Elemente aus Computerspielen für Aufgaben in der realen Welt nutzen – unter dem Schlagwort „Gamification“ taucht diese Praxis gerade in der Bildungslandschaft auf. Was hier schon passiert und welche Vorzüge diese Art des Unterrichtens mit sich bringt, erklärt die Medienpädagogin Christiane Schwinge im Interview.

1. Frau Schwinge, mit digitalen Spielen lernen – wie kann das aussehen? 

Da gibt es unzählige Wege. Ich kann mit ihnen zum Beispiel chemische Prozesse illustrieren oder physikalische Gesetze veranschaulichen. Das ersetzt zwar keine herkömmlichen Experimente, kann sie aber flankieren. Gerade in der Schulbildung bieten sich Spiele sehr gut zur Wissensvermittlung an – weil sie die Schülerinnen und Schüler aktivieren und diese das Medium gut kennen.

2. Passiert das in deutschen Schulen schon? 

Nicht wirklich. Aber wir erleben, dass einige Elemente digitaler Spiele in unseren Alltag schwappen. Denken Sie an das Punktesammeln mit Rabattmarken im Supermarkt, das hat auch etwas Spielerisches. Diese „Gamification“, also die Nutzung einzelner Spielelemente, bietet auch für die Bildung Vorteile. In Schulen ist das momentan aber eher die Sache einzelner engagierter Lehrkräfte. 

3. Welche Vorteile sehen Sie denn in dieser „Gamification“?

Spielerisch lernt es sich immer leichter. Und das gilt auch für digitale Spiele, zumal die heute ohnehin fest zum Alltag der Jugendlichen gehören. Wer Elemente daraus für den Unterricht nutzt, holt sie in ihrer Lebenswelt ab und kann vielleicht leichter ihr Interesse auch für sperrigere Themen wecken. „Gamification“ eröffnet zudem neue methodische Möglichkeiten.
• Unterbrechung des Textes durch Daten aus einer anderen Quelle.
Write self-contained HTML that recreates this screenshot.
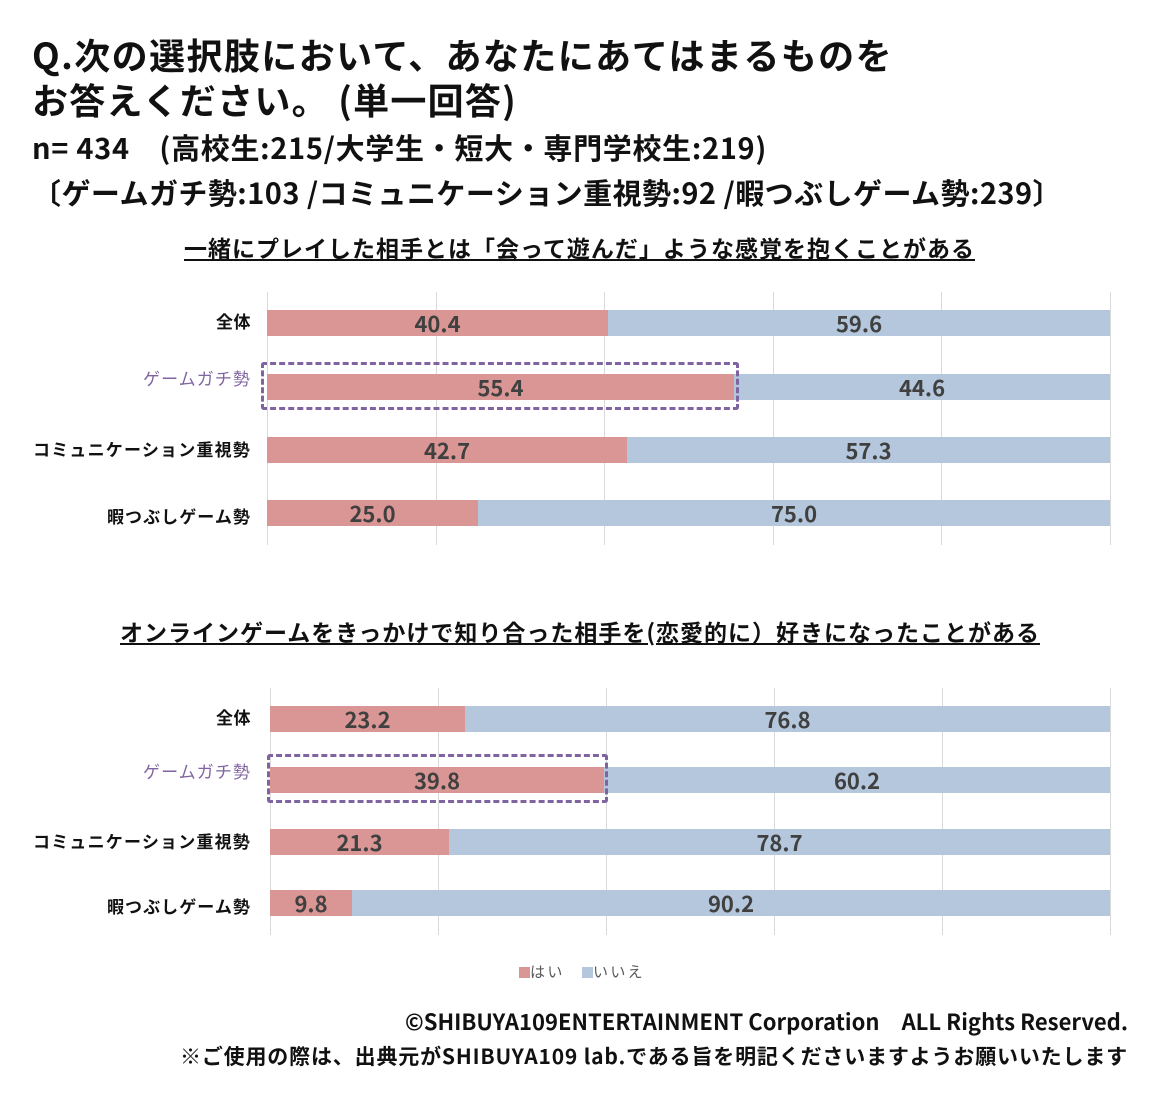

In Baden-Württemberg etwa nutzt ein Lehrer das für die Schule entwickelte digitale Rollenspiel “World of Classcraft“. Wenn die Schüler im Online-Spiel Erfolg haben, neue Kenntnisse erworben haben, erhalten sie Belohnungen. Sie dürfen dann zum Beispiel im Unterricht essen. 

4. Was erwarten Sie für die Zukunft? 

Dass „Gamification“ ein fester Bestandteil des Unterrichts wird, sehe ich in nächster Zeit nicht. Das würde beim Einbezug digitaler Medien oft schon an der technischen Ausstattung der Schulen scheitern. Dann spielt die Medienbildung in der Ausbildung der meisten Lehrkräfte immer noch eine Nebenrolle. Das ist auch eine Hürde. Und die Schulbuchverlage haben „Gamification“ für ihre Unterrichtsmaterialien auch noch nicht entdeckt. Da sind die Hersteller von Spielen und Bildungsmedien aktiver. 

5. Sie fänden es besser, wenn Schule stärker auf „Gamification“ setzt? 

Ja. Schule sollte Spiele stärker zur Wissensvermittlung nutzen, egal ob digitale oder analoge. Das sind tolle Medien, um Inhalte und Kompetenzen zu vermitteln. Aber die „Gamification“ erfordert andere Formen von Unterricht: er muss offener sein, den 45-Minuten-Takt auch mal brechen dürfen und er verlangt teils eine intensivere Vorbereitung seitens der Lehrerinnen und Lehrer. Das Tolle an der „Gamification“ ist ja, dass sie für jedes Fach einen Mehrwert bieten kann. Um ihn zu heben, müssen die Lehrkräfte aber erstmal dazu befähigt werden – durch eine Ausbildung, in der Medienbildung obligatorisch ist.